## Aim
Quote all entries exactly, leaving pictures aside.

------------------------

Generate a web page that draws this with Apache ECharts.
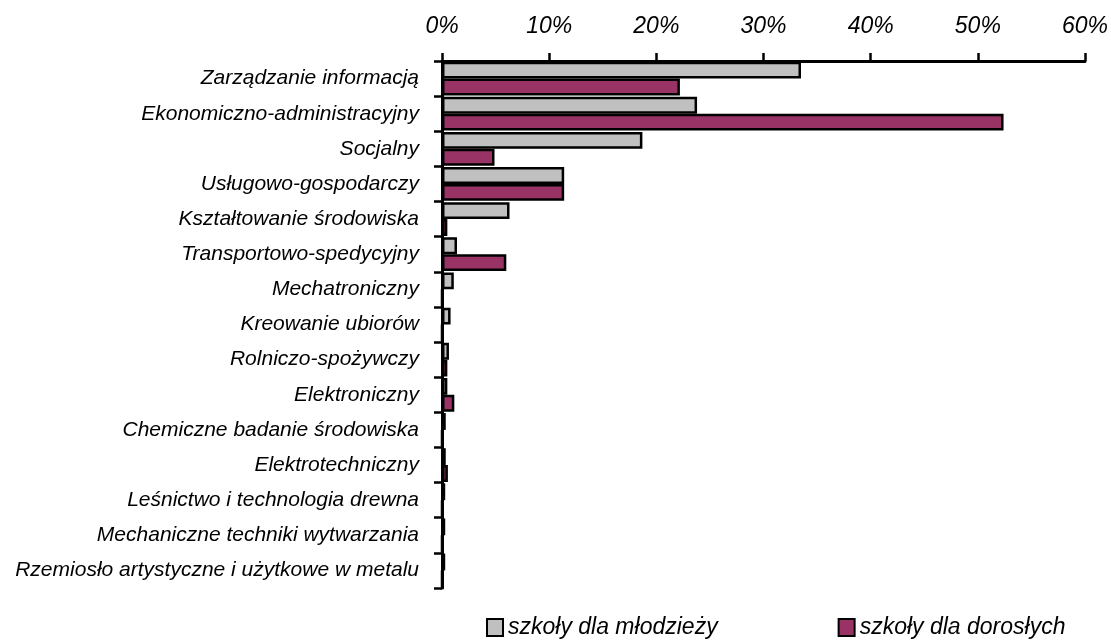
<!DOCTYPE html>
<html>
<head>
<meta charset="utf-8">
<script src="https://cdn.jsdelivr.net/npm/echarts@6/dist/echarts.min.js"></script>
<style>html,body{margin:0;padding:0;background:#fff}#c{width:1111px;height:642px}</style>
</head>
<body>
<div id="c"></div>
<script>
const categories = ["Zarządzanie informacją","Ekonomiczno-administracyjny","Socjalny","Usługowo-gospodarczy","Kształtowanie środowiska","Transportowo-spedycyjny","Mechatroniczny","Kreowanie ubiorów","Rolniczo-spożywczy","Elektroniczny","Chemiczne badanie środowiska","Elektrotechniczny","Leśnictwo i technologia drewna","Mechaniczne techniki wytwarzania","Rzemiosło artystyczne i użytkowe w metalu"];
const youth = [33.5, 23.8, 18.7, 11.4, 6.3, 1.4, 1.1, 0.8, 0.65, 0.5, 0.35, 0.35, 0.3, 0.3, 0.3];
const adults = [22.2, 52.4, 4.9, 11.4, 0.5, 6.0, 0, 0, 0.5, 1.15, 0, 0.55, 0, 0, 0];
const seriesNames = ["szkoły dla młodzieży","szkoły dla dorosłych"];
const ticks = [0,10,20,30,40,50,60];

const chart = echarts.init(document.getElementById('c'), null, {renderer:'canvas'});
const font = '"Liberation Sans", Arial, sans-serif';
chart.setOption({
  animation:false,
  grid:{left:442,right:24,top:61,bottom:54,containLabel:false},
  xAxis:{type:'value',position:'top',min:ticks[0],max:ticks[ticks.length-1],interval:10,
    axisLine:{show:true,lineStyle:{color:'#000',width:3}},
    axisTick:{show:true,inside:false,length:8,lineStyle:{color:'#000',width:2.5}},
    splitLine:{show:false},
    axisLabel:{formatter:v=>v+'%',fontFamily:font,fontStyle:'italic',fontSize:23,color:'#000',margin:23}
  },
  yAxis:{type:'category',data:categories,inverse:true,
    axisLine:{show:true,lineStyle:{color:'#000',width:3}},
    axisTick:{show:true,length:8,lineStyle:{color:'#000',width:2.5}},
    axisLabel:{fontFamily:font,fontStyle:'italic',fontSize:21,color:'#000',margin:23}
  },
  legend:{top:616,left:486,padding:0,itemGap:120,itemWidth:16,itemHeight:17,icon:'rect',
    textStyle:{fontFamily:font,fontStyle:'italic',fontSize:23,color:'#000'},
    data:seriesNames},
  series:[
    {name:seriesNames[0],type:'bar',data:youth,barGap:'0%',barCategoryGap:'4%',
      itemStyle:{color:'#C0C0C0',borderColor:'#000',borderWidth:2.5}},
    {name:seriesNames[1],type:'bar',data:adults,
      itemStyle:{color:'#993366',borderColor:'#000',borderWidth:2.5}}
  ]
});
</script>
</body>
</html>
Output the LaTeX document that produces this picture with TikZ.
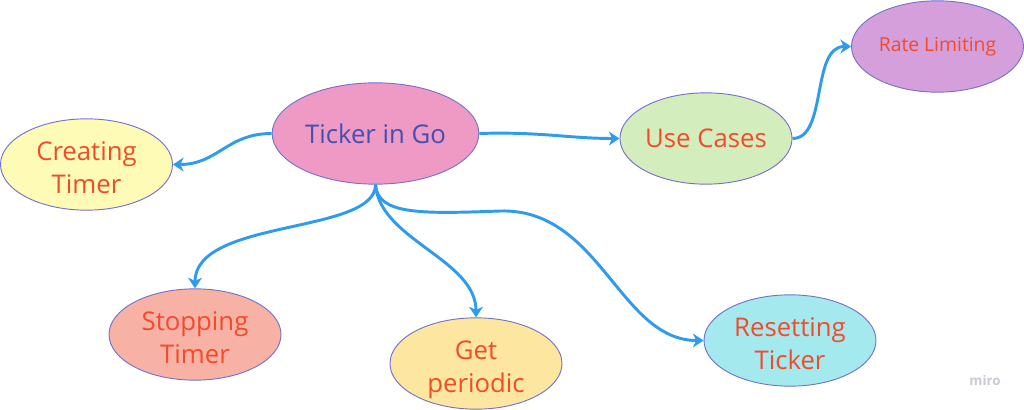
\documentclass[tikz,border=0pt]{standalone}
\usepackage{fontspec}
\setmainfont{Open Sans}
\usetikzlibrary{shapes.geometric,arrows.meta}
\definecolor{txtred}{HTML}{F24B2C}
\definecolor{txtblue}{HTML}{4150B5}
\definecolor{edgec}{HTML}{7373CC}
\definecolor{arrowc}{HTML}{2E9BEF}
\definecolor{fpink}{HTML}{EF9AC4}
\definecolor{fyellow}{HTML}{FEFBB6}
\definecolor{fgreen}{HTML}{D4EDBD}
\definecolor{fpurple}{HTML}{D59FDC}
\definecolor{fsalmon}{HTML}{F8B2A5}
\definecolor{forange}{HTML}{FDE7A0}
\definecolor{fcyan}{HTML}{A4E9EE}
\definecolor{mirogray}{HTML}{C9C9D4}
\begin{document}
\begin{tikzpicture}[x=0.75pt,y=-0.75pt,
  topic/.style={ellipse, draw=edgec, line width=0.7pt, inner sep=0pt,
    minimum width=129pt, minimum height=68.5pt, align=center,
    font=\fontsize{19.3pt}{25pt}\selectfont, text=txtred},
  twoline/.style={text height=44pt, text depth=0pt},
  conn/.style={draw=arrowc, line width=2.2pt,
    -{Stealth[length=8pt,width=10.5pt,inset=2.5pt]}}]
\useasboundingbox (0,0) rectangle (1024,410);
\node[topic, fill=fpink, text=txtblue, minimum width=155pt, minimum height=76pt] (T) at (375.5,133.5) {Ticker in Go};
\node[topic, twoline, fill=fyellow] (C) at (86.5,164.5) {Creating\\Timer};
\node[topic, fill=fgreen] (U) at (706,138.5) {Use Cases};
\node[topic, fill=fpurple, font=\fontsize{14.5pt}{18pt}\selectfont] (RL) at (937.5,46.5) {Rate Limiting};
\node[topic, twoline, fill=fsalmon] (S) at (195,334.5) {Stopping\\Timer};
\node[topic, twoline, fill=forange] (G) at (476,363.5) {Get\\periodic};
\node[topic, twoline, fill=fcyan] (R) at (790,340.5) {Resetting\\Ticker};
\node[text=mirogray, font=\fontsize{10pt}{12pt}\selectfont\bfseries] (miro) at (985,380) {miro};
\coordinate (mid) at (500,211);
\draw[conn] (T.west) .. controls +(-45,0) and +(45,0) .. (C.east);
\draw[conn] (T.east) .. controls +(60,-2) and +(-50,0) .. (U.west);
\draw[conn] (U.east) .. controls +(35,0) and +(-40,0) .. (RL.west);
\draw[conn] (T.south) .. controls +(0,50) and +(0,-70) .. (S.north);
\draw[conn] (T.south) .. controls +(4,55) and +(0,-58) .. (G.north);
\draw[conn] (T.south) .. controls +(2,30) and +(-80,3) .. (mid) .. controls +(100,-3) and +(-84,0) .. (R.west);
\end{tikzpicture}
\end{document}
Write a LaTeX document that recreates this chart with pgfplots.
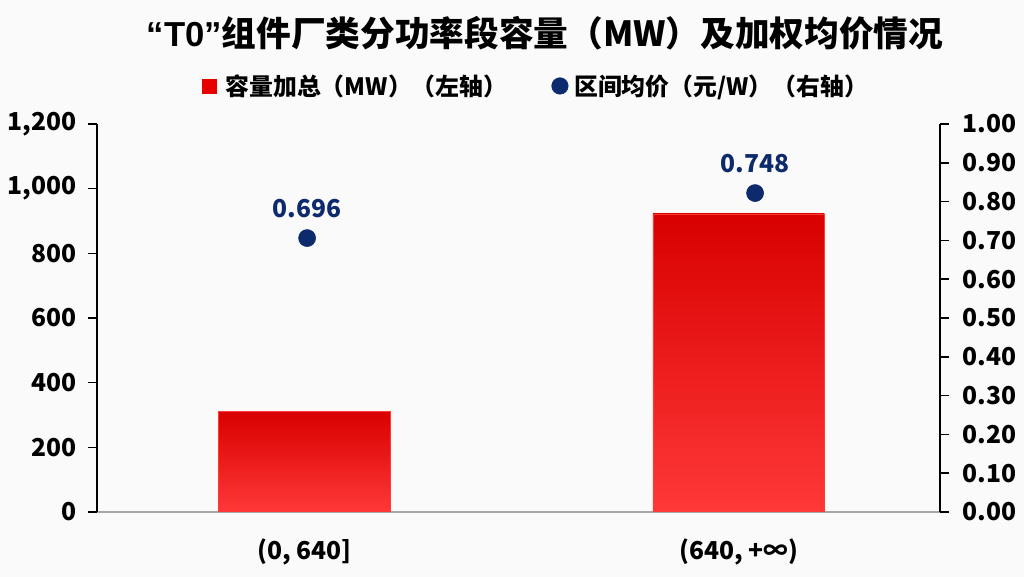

------------------------

## Response
Generate a web page that draws this with Apache ECharts.
<!DOCTYPE html>
<html>
<head>
<meta charset="utf-8">
<script src="https://cdn.jsdelivr.net/npm/echarts@6/dist/echarts.min.js"></script>
<style>html,body{margin:0;padding:0;background:#fff}#c{width:1111px;height:642px}</style>
</head>
<body>
<div id="c"></div>
<script>
const categories = ["Zarządzanie informacją","Ekonomiczno-administracyjny","Socjalny","Usługowo-gospodarczy","Kształtowanie środowiska","Transportowo-spedycyjny","Mechatroniczny","Kreowanie ubiorów","Rolniczo-spożywczy","Elektroniczny","Chemiczne badanie środowiska","Elektrotechniczny","Leśnictwo i technologia drewna","Mechaniczne techniki wytwarzania","Rzemiosło artystyczne i użytkowe w metalu"];
const youth = [33.5, 23.8, 18.7, 11.4, 6.3, 1.4, 1.1, 0.8, 0.65, 0.5, 0.35, 0.35, 0.3, 0.3, 0.3];
const adults = [22.2, 52.4, 4.9, 11.4, 0.5, 6.0, 0, 0, 0.5, 1.15, 0, 0.55, 0, 0, 0];
const seriesNames = ["szkoły dla młodzieży","szkoły dla dorosłych"];
const ticks = [0,10,20,30,40,50,60];

const chart = echarts.init(document.getElementById('c'), null, {renderer:'canvas'});
const font = '"Liberation Sans", Arial, sans-serif';
chart.setOption({
  animation:false,
  grid:{left:442,right:24,top:61,bottom:54,containLabel:false},
  xAxis:{type:'value',position:'top',min:ticks[0],max:ticks[ticks.length-1],interval:10,
    axisLine:{show:true,lineStyle:{color:'#000',width:3}},
    axisTick:{show:true,inside:false,length:8,lineStyle:{color:'#000',width:2.5}},
    splitLine:{show:false},
    axisLabel:{formatter:v=>v+'%',fontFamily:font,fontStyle:'italic',fontSize:23,color:'#000',margin:23}
  },
  yAxis:{type:'category',data:categories,inverse:true,
    axisLine:{show:true,lineStyle:{color:'#000',width:3}},
    axisTick:{show:true,length:8,lineStyle:{color:'#000',width:2.5}},
    axisLabel:{fontFamily:font,fontStyle:'italic',fontSize:21,color:'#000',margin:23}
  },
  legend:{top:616,left:486,padding:0,itemGap:120,itemWidth:16,itemHeight:17,icon:'rect',
    textStyle:{fontFamily:font,fontStyle:'italic',fontSize:23,color:'#000'},
    data:seriesNames},
  series:[
    {name:seriesNames[0],type:'bar',data:youth,barGap:'0%',barCategoryGap:'4%',
      itemStyle:{color:'#C0C0C0',borderColor:'#000',borderWidth:2.5}},
    {name:seriesNames[1],type:'bar',data:adults,
      itemStyle:{color:'#993366',borderColor:'#000',borderWidth:2.5}}
  ]
});
</script>
</body>
</html>
Output the LaTeX document that produces this picture with TikZ.
\documentclass[tikz,border=0pt]{standalone}
\usepackage{fontspec}
\setmainfont{Open Sans}
\usetikzlibrary{shapes.geometric,arrows.meta}
\definecolor{txtred}{HTML}{F24B2C}
\definecolor{txtblue}{HTML}{4150B5}
\definecolor{edgec}{HTML}{7373CC}
\definecolor{arrowc}{HTML}{2E9BEF}
\definecolor{fpink}{HTML}{EF9AC4}
\definecolor{fyellow}{HTML}{FEFBB6}
\definecolor{fgreen}{HTML}{D4EDBD}
\definecolor{fpurple}{HTML}{D59FDC}
\definecolor{fsalmon}{HTML}{F8B2A5}
\definecolor{forange}{HTML}{FDE7A0}
\definecolor{fcyan}{HTML}{A4E9EE}
\definecolor{mirogray}{HTML}{C9C9D4}
\begin{document}
\begin{tikzpicture}[x=0.75pt,y=-0.75pt,
  topic/.style={ellipse, draw=edgec, line width=0.7pt, inner sep=0pt,
    minimum width=129pt, minimum height=68.5pt, align=center,
    font=\fontsize{19.3pt}{25pt}\selectfont, text=txtred},
  twoline/.style={text height=44pt, text depth=0pt},
  conn/.style={draw=arrowc, line width=2.2pt,
    -{Stealth[length=8pt,width=10.5pt,inset=2.5pt]}}]
\useasboundingbox (0,0) rectangle (1024,410);
\node[topic, fill=fpink, text=txtblue, minimum width=155pt, minimum height=76pt] (T) at (375.5,133.5) {Ticker in Go};
\node[topic, twoline, fill=fyellow] (C) at (86.5,164.5) {Creating\\Timer};
\node[topic, fill=fgreen] (U) at (706,138.5) {Use Cases};
\node[topic, fill=fpurple, font=\fontsize{14.5pt}{18pt}\selectfont] (RL) at (937.5,46.5) {Rate Limiting};
\node[topic, twoline, fill=fsalmon] (S) at (195,334.5) {Stopping\\Timer};
\node[topic, twoline, fill=forange] (G) at (476,363.5) {Get\\periodic};
\node[topic, twoline, fill=fcyan] (R) at (790,340.5) {Resetting\\Ticker};
\node[text=mirogray, font=\fontsize{10pt}{12pt}\selectfont\bfseries] (miro) at (985,380) {miro};
\coordinate (mid) at (500,211);
\draw[conn] (T.west) .. controls +(-45,0) and +(45,0) .. (C.east);
\draw[conn] (T.east) .. controls +(60,-2) and +(-50,0) .. (U.west);
\draw[conn] (U.east) .. controls +(35,0) and +(-40,0) .. (RL.west);
\draw[conn] (T.south) .. controls +(0,50) and +(0,-70) .. (S.north);
\draw[conn] (T.south) .. controls +(4,55) and +(0,-58) .. (G.north);
\draw[conn] (T.south) .. controls +(2,30) and +(-80,3) .. (mid) .. controls +(100,-3) and +(-84,0) .. (R.west);
\end{tikzpicture}
\end{document}
Write a LaTeX document that recreates this chart with pgfplots.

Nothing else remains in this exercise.